---------- Data for this task ----------

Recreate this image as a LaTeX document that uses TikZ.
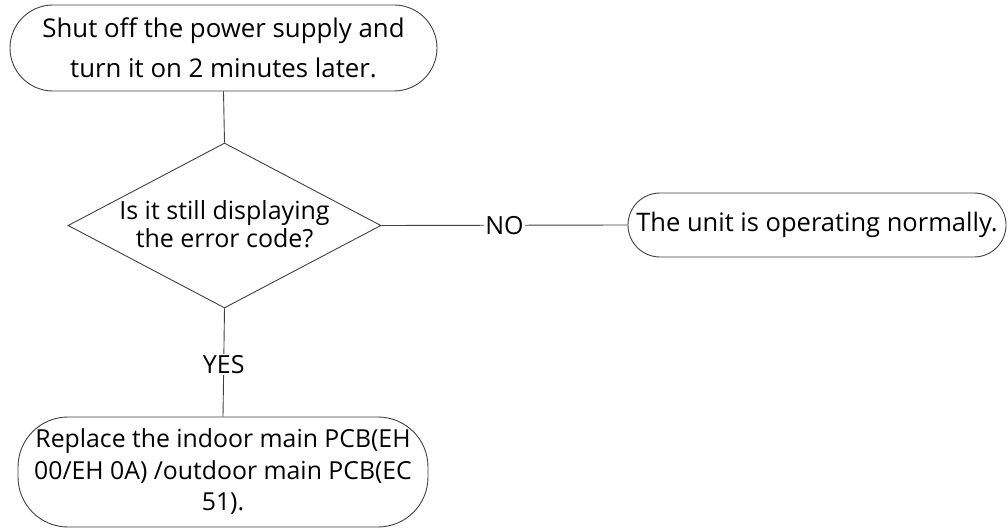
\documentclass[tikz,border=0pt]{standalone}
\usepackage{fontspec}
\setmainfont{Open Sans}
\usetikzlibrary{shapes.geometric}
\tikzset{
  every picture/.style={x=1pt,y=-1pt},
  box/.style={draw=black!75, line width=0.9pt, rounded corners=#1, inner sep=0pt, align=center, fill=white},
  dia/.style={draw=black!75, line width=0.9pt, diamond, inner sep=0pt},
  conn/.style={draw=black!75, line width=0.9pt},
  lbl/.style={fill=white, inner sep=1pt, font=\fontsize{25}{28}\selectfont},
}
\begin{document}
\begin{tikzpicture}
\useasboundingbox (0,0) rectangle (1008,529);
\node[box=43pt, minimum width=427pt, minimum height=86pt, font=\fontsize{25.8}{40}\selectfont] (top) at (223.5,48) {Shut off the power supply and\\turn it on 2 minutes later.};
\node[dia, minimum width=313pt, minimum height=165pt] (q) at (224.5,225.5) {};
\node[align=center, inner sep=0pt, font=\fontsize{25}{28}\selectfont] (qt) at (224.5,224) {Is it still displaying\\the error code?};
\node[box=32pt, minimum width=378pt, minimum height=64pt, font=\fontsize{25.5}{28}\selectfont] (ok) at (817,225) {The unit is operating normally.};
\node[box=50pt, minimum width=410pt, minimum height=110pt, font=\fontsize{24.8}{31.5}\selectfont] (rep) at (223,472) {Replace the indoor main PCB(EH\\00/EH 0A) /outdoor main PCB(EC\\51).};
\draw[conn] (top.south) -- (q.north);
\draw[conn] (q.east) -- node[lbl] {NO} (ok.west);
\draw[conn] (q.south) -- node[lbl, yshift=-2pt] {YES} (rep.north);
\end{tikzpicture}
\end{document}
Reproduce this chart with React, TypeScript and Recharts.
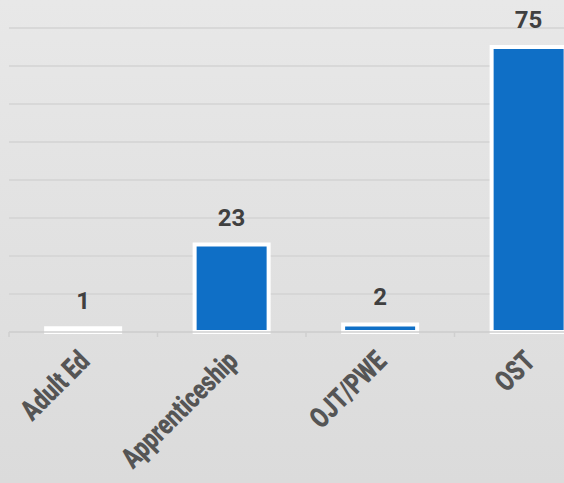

----------

## Your objective:
Transcribe all of the material exactly, leaving out whatever pictures it contains.

## Output below:
Recreate this image as a LaTeX document that uses TikZ.
\documentclass[tikz,border=0pt]{standalone}
\usepackage{fontspec}
\setmainfont{Open Sans}
\usetikzlibrary{shapes.geometric}
\tikzset{
  every picture/.style={x=1pt,y=-1pt},
  box/.style={draw=black!75, line width=0.9pt, rounded corners=#1, inner sep=0pt, align=center, fill=white},
  dia/.style={draw=black!75, line width=0.9pt, diamond, inner sep=0pt},
  conn/.style={draw=black!75, line width=0.9pt},
  lbl/.style={fill=white, inner sep=1pt, font=\fontsize{25}{28}\selectfont},
}
\begin{document}
\begin{tikzpicture}
\useasboundingbox (0,0) rectangle (1008,529);
\node[box=43pt, minimum width=427pt, minimum height=86pt, font=\fontsize{25.8}{40}\selectfont] (top) at (223.5,48) {Shut off the power supply and\\turn it on 2 minutes later.};
\node[dia, minimum width=313pt, minimum height=165pt] (q) at (224.5,225.5) {};
\node[align=center, inner sep=0pt, font=\fontsize{25}{28}\selectfont] (qt) at (224.5,224) {Is it still displaying\\the error code?};
\node[box=32pt, minimum width=378pt, minimum height=64pt, font=\fontsize{25.5}{28}\selectfont] (ok) at (817,225) {The unit is operating normally.};
\node[box=50pt, minimum width=410pt, minimum height=110pt, font=\fontsize{24.8}{31.5}\selectfont] (rep) at (223,472) {Replace the indoor main PCB(EH\\00/EH 0A) /outdoor main PCB(EC\\51).};
\draw[conn] (top.south) -- (q.north);
\draw[conn] (q.east) -- node[lbl] {NO} (ok.west);
\draw[conn] (q.south) -- node[lbl, yshift=-2pt] {YES} (rep.north);
\end{tikzpicture}
\end{document}
Reproduce this chart with React, TypeScript and Recharts.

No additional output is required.